:: Directive ::
Write out exactly the lines that run from the line containing "Generate a LaTeX" through the line containing "439-20.5*\i) rectangle ++(21,20.5);"; both end lines belong to the answer.

:: Records for processing ::
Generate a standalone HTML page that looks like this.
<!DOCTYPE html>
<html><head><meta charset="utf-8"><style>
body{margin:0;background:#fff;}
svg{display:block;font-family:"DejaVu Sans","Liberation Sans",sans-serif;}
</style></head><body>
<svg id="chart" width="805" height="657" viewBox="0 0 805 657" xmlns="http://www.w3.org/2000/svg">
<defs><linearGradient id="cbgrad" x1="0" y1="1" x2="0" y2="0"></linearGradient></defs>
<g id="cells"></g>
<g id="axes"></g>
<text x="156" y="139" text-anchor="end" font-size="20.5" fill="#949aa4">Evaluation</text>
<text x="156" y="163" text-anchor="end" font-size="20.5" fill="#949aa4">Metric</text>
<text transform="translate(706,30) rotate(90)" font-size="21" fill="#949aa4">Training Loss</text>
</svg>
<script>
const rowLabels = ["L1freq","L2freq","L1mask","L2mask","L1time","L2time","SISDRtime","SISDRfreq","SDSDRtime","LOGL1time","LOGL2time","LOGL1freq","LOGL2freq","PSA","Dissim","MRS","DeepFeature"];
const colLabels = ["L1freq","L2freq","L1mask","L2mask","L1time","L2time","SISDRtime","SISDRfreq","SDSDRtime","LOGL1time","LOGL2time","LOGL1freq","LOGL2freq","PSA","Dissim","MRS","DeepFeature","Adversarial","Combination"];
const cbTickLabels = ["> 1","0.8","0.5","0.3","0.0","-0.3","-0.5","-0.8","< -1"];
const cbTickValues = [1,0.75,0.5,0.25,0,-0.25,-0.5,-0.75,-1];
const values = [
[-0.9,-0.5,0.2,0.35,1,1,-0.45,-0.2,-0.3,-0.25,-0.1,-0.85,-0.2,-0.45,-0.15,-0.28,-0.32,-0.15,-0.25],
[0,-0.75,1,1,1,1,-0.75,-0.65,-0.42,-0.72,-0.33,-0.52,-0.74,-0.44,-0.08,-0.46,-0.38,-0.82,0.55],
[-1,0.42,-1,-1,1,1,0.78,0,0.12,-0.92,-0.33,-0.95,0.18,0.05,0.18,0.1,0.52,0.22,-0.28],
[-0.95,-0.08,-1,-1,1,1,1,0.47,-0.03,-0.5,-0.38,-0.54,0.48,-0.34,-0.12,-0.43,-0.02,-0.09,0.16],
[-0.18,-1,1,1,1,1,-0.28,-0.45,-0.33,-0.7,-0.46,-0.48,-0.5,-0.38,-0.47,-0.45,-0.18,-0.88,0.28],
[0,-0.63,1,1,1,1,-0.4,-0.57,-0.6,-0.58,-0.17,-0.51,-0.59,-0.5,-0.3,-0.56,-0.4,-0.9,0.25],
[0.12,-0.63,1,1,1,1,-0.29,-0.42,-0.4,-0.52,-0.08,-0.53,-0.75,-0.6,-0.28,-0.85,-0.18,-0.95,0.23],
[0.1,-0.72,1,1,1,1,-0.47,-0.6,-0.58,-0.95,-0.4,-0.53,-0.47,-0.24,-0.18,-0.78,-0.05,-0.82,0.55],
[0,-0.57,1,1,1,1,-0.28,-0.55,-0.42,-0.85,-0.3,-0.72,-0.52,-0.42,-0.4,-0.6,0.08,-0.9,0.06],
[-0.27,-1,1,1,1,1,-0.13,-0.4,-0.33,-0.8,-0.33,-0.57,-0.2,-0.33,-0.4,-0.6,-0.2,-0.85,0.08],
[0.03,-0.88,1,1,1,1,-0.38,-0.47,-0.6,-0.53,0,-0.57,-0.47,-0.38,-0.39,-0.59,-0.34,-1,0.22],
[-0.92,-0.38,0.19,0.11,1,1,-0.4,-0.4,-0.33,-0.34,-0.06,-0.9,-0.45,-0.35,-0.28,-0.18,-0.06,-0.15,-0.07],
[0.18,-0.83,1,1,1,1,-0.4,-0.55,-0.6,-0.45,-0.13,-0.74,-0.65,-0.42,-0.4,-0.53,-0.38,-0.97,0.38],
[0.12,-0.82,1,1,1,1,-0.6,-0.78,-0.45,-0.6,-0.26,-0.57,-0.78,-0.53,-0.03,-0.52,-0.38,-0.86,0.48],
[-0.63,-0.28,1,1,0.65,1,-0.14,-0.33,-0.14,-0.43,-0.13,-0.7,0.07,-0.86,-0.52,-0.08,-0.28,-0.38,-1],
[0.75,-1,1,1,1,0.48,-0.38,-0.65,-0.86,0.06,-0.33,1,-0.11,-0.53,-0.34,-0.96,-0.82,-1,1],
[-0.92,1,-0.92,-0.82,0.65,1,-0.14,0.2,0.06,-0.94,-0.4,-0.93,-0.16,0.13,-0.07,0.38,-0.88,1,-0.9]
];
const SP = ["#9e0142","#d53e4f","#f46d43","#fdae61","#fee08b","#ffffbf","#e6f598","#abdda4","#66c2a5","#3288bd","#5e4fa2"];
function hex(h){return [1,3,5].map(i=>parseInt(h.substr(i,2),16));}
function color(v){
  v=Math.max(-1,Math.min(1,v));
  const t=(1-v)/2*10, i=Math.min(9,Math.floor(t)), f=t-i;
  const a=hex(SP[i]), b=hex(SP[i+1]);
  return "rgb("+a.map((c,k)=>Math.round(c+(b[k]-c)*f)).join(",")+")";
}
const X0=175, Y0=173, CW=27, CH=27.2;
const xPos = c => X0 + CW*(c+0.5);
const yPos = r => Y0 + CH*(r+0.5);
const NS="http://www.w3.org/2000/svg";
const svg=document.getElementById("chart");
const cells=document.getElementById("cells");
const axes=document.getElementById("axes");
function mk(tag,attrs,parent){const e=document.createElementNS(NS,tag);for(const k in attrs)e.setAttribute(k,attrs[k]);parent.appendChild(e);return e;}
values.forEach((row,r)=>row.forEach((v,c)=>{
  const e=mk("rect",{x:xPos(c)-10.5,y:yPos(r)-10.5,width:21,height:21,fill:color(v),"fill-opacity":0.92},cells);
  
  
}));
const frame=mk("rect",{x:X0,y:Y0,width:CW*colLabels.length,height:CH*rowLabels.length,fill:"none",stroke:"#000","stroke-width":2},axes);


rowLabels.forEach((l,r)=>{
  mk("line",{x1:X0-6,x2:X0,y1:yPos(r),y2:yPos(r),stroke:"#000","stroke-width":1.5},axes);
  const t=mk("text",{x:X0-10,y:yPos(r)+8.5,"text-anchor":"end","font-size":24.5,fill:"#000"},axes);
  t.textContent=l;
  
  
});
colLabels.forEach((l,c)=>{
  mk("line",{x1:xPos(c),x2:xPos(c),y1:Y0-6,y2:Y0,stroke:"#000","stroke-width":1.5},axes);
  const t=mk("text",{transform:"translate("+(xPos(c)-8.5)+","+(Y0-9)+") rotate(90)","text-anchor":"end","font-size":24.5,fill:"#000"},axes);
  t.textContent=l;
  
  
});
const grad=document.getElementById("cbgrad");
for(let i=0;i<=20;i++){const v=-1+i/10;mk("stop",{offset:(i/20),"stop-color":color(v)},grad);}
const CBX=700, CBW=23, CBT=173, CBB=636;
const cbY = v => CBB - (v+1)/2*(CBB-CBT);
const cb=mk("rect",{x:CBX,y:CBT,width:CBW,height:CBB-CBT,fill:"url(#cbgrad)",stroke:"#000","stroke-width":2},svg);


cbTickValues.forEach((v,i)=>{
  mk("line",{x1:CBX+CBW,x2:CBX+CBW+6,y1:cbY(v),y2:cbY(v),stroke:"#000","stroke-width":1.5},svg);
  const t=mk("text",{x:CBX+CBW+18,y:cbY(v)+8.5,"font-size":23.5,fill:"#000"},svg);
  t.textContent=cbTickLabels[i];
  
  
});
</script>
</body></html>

* * *

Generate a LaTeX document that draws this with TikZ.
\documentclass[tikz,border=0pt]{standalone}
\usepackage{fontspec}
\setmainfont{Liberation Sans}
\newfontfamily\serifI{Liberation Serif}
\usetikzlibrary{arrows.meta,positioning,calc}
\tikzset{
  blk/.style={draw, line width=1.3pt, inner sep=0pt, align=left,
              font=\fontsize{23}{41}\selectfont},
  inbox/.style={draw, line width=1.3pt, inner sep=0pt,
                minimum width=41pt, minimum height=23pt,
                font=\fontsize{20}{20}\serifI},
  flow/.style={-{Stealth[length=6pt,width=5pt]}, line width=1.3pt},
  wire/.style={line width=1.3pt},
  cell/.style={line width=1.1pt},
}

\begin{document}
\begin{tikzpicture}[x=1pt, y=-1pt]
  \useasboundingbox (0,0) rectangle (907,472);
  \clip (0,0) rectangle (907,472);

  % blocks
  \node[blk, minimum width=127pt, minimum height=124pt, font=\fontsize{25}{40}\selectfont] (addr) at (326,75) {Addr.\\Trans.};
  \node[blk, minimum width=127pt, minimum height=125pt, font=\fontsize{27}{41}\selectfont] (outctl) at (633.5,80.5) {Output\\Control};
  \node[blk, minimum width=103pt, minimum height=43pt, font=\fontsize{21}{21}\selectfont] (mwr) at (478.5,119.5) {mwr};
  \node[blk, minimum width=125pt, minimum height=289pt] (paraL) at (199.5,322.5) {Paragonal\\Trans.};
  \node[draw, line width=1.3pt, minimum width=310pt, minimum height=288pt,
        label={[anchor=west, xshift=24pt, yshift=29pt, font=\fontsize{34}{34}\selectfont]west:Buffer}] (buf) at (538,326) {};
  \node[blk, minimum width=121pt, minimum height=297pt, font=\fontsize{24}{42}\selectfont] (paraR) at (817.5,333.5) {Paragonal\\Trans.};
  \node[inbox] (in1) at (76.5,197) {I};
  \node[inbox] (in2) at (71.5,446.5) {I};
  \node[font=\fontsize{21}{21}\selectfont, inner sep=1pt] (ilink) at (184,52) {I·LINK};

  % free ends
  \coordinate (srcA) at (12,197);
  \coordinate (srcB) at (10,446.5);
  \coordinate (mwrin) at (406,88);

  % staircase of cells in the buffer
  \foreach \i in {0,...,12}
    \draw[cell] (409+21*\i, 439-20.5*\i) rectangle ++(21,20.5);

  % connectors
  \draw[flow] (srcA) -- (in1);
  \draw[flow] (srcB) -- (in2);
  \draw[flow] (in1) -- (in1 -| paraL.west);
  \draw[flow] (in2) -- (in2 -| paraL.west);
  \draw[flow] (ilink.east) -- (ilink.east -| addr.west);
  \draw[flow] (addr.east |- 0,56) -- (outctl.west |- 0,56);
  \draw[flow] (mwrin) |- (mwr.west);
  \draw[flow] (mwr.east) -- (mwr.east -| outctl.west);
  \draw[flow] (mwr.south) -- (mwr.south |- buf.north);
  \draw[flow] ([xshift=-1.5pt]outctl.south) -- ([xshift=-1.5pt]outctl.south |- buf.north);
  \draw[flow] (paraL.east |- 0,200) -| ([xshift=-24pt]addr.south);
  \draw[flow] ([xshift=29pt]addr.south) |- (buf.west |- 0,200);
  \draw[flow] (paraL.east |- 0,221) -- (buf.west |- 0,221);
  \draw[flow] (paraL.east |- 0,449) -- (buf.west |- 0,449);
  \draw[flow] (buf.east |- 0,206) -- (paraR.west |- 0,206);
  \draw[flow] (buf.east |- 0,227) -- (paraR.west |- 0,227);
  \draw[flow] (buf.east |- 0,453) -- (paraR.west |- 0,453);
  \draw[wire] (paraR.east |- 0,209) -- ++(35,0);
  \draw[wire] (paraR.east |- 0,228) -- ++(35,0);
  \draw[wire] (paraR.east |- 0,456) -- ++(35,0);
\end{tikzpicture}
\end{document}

:: Expected output ::
Generate a LaTeX document that draws this with TikZ.
\documentclass[tikz,border=0pt]{standalone}
\usepackage{fontspec}
\setmainfont{Liberation Sans}
\newfontfamily\serifI{Liberation Serif}
\usetikzlibrary{arrows.meta,positioning,calc}
\tikzset{
  blk/.style={draw, line width=1.3pt, inner sep=0pt, align=left,
              font=\fontsize{23}{41}\selectfont},
  inbox/.style={draw, line width=1.3pt, inner sep=0pt,
                minimum width=41pt, minimum height=23pt,
                font=\fontsize{20}{20}\serifI},
  flow/.style={-{Stealth[length=6pt,width=5pt]}, line width=1.3pt},
  wire/.style={line width=1.3pt},
  cell/.style={line width=1.1pt},
}

\begin{document}
\begin{tikzpicture}[x=1pt, y=-1pt]
  \useasboundingbox (0,0) rectangle (907,472);
  \clip (0,0) rectangle (907,472);

  % blocks
  \node[blk, minimum width=127pt, minimum height=124pt, font=\fontsize{25}{40}\selectfont] (addr) at (326,75) {Addr.\\Trans.};
  \node[blk, minimum width=127pt, minimum height=125pt, font=\fontsize{27}{41}\selectfont] (outctl) at (633.5,80.5) {Output\\Control};
  \node[blk, minimum width=103pt, minimum height=43pt, font=\fontsize{21}{21}\selectfont] (mwr) at (478.5,119.5) {mwr};
  \node[blk, minimum width=125pt, minimum height=289pt] (paraL) at (199.5,322.5) {Paragonal\\Trans.};
  \node[draw, line width=1.3pt, minimum width=310pt, minimum height=288pt,
        label={[anchor=west, xshift=24pt, yshift=29pt, font=\fontsize{34}{34}\selectfont]west:Buffer}] (buf) at (538,326) {};
  \node[blk, minimum width=121pt, minimum height=297pt, font=\fontsize{24}{42}\selectfont] (paraR) at (817.5,333.5) {Paragonal\\Trans.};
  \node[inbox] (in1) at (76.5,197) {I};
  \node[inbox] (in2) at (71.5,446.5) {I};
  \node[font=\fontsize{21}{21}\selectfont, inner sep=1pt] (ilink) at (184,52) {I·LINK};

  % free ends
  \coordinate (srcA) at (12,197);
  \coordinate (srcB) at (10,446.5);
  \coordinate (mwrin) at (406,88);

  % staircase of cells in the buffer
  \foreach \i in {0,...,12}
    \draw[cell] (409+21*\i, 439-20.5*\i) rectangle ++(21,20.5);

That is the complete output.